The UK is unlikely to achieve herd immunity through a Covid-19 vaccination programme before the summer, a scientist advising the Government has said.

Calum Semple, professor of outbreak medicine at the University of Liverpool and a member of the Scientific Advisory Group for Emergencies (Sage), described the Oxford/AstraZeneca vaccine as a “game changer” if it is approved by the Medicines and Healthcare products Regulatory Agency (MHRA) in the coming days.

But he warned: “To get the wider community herd immunity from vaccination rather than through natural infection will take probably 70 per cent to 80 per cent of the population to be vaccinated, and that, I’m afraid, is going to take us right into the summer I expect.”

It comes as hospitals in the South of England face a rise in pressure as the number of coronavirus patients receiving treatment heads towards the April peak.

Dr Katherine Henderson, the president of the Royal College of Emergency Medicine, described her experience of working in a hospital on Christmas Day as one of “wall to wall Covid”.

She added: “We see patients who are coming in who have Covid symptoms and then we have other people coming in with other symptoms who turn out to be Covid positive.

“Between that, there’s a great deal of difficulty getting those patients through into the wards.

“The chances are that we will cope but we cope at a cost – the cost is not doing what we had hoped, which is being able to keep non-Covid activities going.

“So we will stretch staff, the problem is at the moment we have a lot of staff sickness.”

Professor Jackie Taylor, president of the Royal College of Physicians and Surgeons of Glasgow, told the programme London and the South East are now experiencing what Scotland went through in the autumn.

“We are still seeing significant amounts of patients with Covid and large amounts of standard respiratory infections and other emergency that we see at this time of year that mount up to a standard winter pressure,” she said.

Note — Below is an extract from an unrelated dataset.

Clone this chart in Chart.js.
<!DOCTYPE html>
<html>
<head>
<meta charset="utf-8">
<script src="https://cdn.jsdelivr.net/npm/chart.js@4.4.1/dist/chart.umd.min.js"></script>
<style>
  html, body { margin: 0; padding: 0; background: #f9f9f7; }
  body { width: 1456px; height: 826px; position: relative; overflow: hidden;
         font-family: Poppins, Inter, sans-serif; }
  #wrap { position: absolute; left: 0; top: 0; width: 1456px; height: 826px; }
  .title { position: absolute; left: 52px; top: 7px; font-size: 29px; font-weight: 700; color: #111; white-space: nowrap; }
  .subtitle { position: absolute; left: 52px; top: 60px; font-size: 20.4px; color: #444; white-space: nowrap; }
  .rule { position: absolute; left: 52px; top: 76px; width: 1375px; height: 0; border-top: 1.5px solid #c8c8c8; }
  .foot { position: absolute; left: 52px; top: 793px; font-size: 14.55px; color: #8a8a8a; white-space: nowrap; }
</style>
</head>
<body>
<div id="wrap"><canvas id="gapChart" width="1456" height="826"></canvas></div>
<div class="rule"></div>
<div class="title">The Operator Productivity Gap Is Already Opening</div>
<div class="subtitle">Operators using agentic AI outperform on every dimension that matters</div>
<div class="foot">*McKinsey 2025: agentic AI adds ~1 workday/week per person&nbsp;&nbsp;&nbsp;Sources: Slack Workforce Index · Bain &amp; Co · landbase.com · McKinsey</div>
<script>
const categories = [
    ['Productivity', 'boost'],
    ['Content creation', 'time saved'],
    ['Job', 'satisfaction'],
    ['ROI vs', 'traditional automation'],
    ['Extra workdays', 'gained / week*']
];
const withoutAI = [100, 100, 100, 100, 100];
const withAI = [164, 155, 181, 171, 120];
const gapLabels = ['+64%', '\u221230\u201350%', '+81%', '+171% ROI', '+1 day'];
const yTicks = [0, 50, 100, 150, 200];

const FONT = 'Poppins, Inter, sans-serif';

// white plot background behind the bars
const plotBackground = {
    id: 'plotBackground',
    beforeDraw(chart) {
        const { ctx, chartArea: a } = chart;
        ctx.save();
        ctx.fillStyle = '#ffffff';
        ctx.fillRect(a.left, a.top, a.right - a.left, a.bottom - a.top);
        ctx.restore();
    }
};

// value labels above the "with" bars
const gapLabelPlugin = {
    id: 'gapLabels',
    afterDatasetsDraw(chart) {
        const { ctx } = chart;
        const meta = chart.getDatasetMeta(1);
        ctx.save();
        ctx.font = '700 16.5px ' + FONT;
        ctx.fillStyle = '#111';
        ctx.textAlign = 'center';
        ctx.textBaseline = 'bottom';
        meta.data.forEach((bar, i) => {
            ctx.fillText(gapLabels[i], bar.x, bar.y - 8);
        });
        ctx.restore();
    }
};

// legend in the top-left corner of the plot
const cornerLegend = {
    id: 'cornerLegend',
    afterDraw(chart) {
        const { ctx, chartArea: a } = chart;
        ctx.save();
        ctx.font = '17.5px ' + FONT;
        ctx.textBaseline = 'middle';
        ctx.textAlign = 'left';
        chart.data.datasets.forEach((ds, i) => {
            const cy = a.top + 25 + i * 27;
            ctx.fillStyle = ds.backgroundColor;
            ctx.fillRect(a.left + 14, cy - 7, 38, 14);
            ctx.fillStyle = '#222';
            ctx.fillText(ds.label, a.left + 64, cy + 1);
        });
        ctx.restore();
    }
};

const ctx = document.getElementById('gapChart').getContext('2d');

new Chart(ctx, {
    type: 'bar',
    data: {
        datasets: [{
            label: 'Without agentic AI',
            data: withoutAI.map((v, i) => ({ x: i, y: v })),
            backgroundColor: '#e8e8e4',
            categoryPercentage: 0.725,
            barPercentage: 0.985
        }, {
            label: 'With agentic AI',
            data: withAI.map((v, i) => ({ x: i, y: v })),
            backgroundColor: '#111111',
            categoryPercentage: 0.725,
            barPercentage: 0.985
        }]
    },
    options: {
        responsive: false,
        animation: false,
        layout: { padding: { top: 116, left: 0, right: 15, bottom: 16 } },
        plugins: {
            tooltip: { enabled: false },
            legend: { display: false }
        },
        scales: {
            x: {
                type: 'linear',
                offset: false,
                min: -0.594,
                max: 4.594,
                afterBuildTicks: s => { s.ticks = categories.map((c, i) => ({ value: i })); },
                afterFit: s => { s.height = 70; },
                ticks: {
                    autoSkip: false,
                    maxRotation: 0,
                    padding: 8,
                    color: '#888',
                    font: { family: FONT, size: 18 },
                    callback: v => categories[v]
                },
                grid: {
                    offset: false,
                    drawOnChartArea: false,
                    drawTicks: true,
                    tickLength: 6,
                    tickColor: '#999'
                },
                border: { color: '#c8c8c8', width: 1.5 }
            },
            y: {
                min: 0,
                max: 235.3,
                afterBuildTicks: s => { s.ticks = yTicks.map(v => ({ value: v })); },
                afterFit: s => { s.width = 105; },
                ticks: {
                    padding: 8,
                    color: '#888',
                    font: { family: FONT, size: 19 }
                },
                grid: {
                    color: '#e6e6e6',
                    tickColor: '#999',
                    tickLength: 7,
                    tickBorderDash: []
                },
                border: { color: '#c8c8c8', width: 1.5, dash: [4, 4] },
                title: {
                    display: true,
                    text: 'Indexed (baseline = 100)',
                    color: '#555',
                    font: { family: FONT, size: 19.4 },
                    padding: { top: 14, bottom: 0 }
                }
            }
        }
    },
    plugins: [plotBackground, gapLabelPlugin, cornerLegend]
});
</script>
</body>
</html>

The Government said a further 316 people had died within 28 days of testing positive for Covid-19 as of Sunday, bringing the UK total to 70,752, with a further 30,501 lab-confirmed cases of coronavirus.

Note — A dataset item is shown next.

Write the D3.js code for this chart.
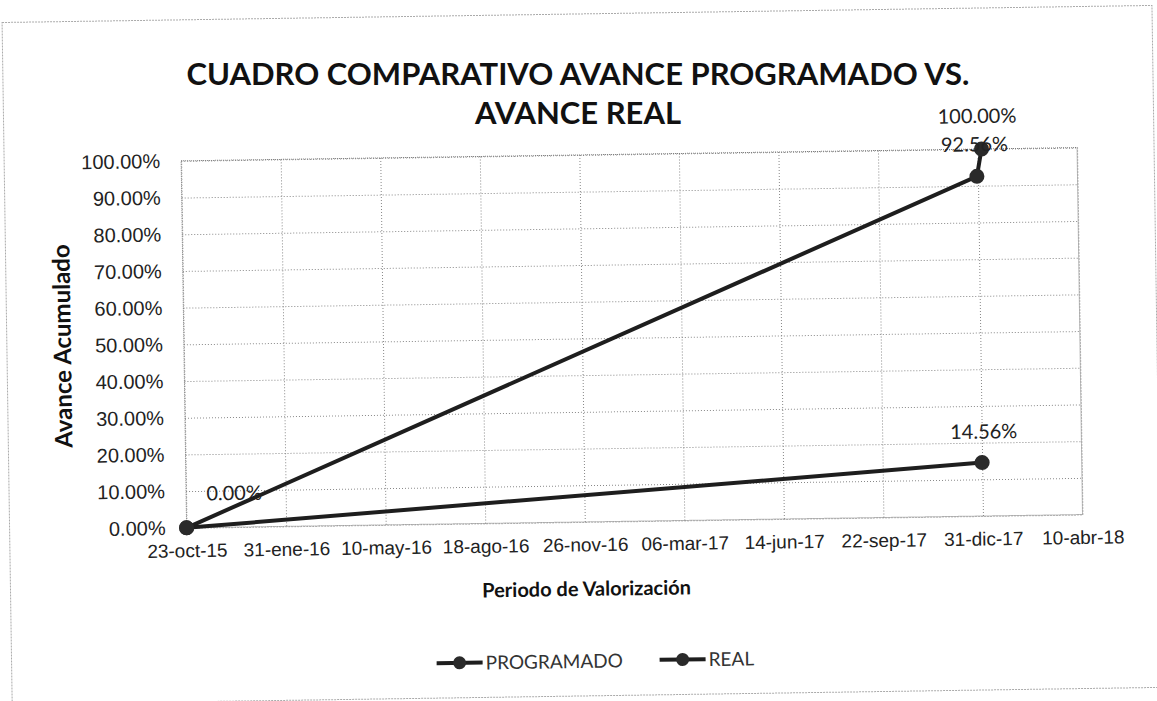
<!DOCTYPE html>
<html lang="es">
<head>
    <meta charset="UTF-8">
    <title>Cuadro comparativo avance programado vs. avance real</title>
    <script src="https://d3js.org/d3.v7.min.js"></script>
    <style>
        body { margin: 0; background: #fff; }
        svg { display: block; font-family: Lato, "Open Sans", sans-serif; }
        .y-label { font-size: 20px; fill: #222; }
        .x-label { font-size: 19px; fill: #222; }
        .axis-title { font-weight: bold; fill: #111; }
        .title { font-size: 31px; font-weight: bold; fill: #111; }
        .data-label { font-size: 20px; fill: #222; }
        .legend text { font-size: 19px; fill: #333; }
    </style>
</head>
<body>
<svg id="chart"></svg>
<script>
    const width = 1157, height = 701;

    // tick labels on the date axis (every 100 days)
    const tickLabels = ["23-oct-15", "31-ene-16", "10-may-16", "18-ago-16", "26-nov-16",
                        "06-mar-17", "14-jun-17", "22-sep-17", "31-dic-17", "10-abr-18"];
    const yTicks = [0, 10, 20, 30, 40, 50, 60, 70, 80, 90, 100];

    // series
    const programadoFechas = ["2015-10-23", "2017-12-30", "2018-01-04"];
    const programadoValores = [0, 92.56, 100];
    const realFechas = ["2015-10-23", "2017-12-31"];
    const realValores = [0, 14.56];

    const titleLines = ["CUADRO COMPARATIVO AVANCE PROGRAMADO VS.", "AVANCE REAL"];

    const parse = d3.timeParse("%Y-%m-%d");
    const startDate = parse("2015-10-23");
    const tickDates = tickLabels.map((_, i) => d3.timeDay.offset(startDate, i * 100));

    const margin = { top: 155, right: 77, bottom: 179, left: 184 };
    const plotW = width - margin.left - margin.right;
    const plotH = height - margin.top - margin.bottom;

    const svg = d3.select("#chart").attr("width", width).attr("height", height);

    // the scanned original is slightly tilted
    const root = svg.append("g").attr("transform", "rotate(-0.85, 578, 350)");

    root.append("rect")
        .attr("x", 7).attr("y", 14)
        .attr("width", 1150).attr("height", 682)
        .attr("fill", "none")
        .attr("stroke", "#aaa")
        .attr("stroke-width", 1)
        .attr("stroke-dasharray", "2,1");

    // title on two lines (kept level)
    svg.append("g").selectAll("text")
        .data(titleLines)
        .join("text")
        .attr("class", "title")
        .attr("text-anchor", "middle")
        .attr("x", 578)
        .attr("y", (d, i) => 85 + i * 39)
        .text(d => d);

    const g = root.append("g").attr("transform", `translate(${margin.left},${margin.top})`);

    const x = d3.scaleTime()
        .domain([tickDates[0], tickDates[tickDates.length - 1]])
        .range([0, plotW]);
    const y = d3.scaleLinear().domain([0, 100]).range([plotH, 0]);

    // gridlines
    g.append("g")
        .call(d3.axisLeft(y).tickValues(yTicks).tickSize(-plotW).tickFormat(""))
        .call(a => a.select(".domain").remove())
        .selectAll("line")
        .attr("stroke", "#888")
        .attr("stroke-dasharray", "1,2");

    g.append("g")
        .attr("transform", `translate(0,${plotH})`)
        .call(d3.axisBottom(x).tickValues(tickDates).tickSize(-plotH).tickFormat(""))
        .call(a => a.select(".domain").remove())
        .selectAll("line")
        .attr("stroke", "#888")
        .attr("stroke-dasharray", "1,2");

    g.append("rect")
        .attr("width", plotW).attr("height", plotH)
        .attr("fill", "none")
        .attr("stroke", "#777")
        .attr("stroke-dasharray", "1,1");

    // tick labels
    const yAxis = g.append("g")
        .call(d3.axisLeft(y).tickValues(yTicks).tickSize(0).tickPadding(21)
            .tickFormat(d => d.toFixed(2) + "%"));
    yAxis.select(".domain").remove();
    yAxis.selectAll("text").attr("class", "y-label").attr("font-family", null).attr("font-size", null);

    const xAxis = g.append("g")
        .attr("transform", `translate(0,${plotH})`)
        .call(d3.axisBottom(x).tickValues(tickDates).tickSize(0).tickPadding(16)
            .tickFormat((d, i) => tickLabels[i]));
    xAxis.select(".domain").remove();
    xAxis.selectAll("text").attr("class", "x-label").attr("font-family", null).attr("font-size", null);

    // axis titles
    root.append("text").attr("class", "axis-title")
        .attr("font-size", 24)
        .attr("transform", `translate(71,${margin.top + plotH / 2}) rotate(-90)`)
        .attr("text-anchor", "middle")
        .text("Avance Acumulado");
    root.append("text").attr("class", "axis-title")
        .attr("font-size", 20)
        .attr("x", 583).attr("y", 596).attr("text-anchor", "middle")
        .text("Periodo de Valorización");

    const line = d3.line().x(d => x(d.fecha)).y(d => y(d.valor));
    const programado = programadoFechas.map((f, i) => ({ fecha: parse(f), valor: programadoValores[i] }));
    const real = realFechas.map((f, i) => ({ fecha: parse(f), valor: realValores[i] }));

    [programado, real].forEach(serie => {
        g.append("path")
            .datum(serie)
            .attr("d", line)
            .attr("fill", "none")
            .attr("stroke", "#1e1e1e")
            .attr("stroke-width", 4);
        g.selectAll(null)
            .data(serie)
            .join("circle")
            .attr("cx", d => x(d.fecha))
            .attr("cy", d => y(d.valor))
            .attr("r", 7.5)
            .attr("fill", "#2a2a2a");
    });

    // data labels
    const labels = [
        { d: programado[0], dx: 48, dy: -27 },
        { d: programado[1], dx: -2, dy: -25 },
        { d: programado[2], dx: -4, dy: -26 },
        { d: real[1], dx: 2, dy: -24 }
    ];
    g.selectAll(".data-label")
        .data(labels)
        .join("text")
        .attr("class", "data-label")
        .attr("text-anchor", "middle")
        .attr("x", l => x(l.d.fecha) + l.dx)
        .attr("y", l => y(l.d.valor) + l.dy)
        .text(l => l.d.valor.toFixed(2) + "%");

    // legend
    const legendItems = ["PROGRAMADO", "REAL"];
    const legend = root.append("g").attr("class", "legend");
    const legendX = [432, 655];
    legendItems.forEach((name, i) => {
        const lg = legend.append("g").attr("transform", `translate(${legendX[i]},661)`);
        lg.append("line").attr("x1", 0).attr("x2", 46).attr("stroke", "#1e1e1e").attr("stroke-width", 4);
        lg.append("circle").attr("cx", 23).attr("r", 6.5).attr("fill", "#2a2a2a");
        lg.append("text").attr("x", 49).attr("y", 7).text(name);
    });
</script>
</body>
</html>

But the figures for deaths and cases are likely to be higher as Scotland is not releasing death data between December 24 and 28, and Northern Ireland is not providing either case or death data over the same period.

According to the Government’s Covid dashboard, there were 21,286 people in hospital with coronavirus across the UK on December 22, which is the last day for which data is available.

This is slightly less than the 21,683 patients recorded on April 12.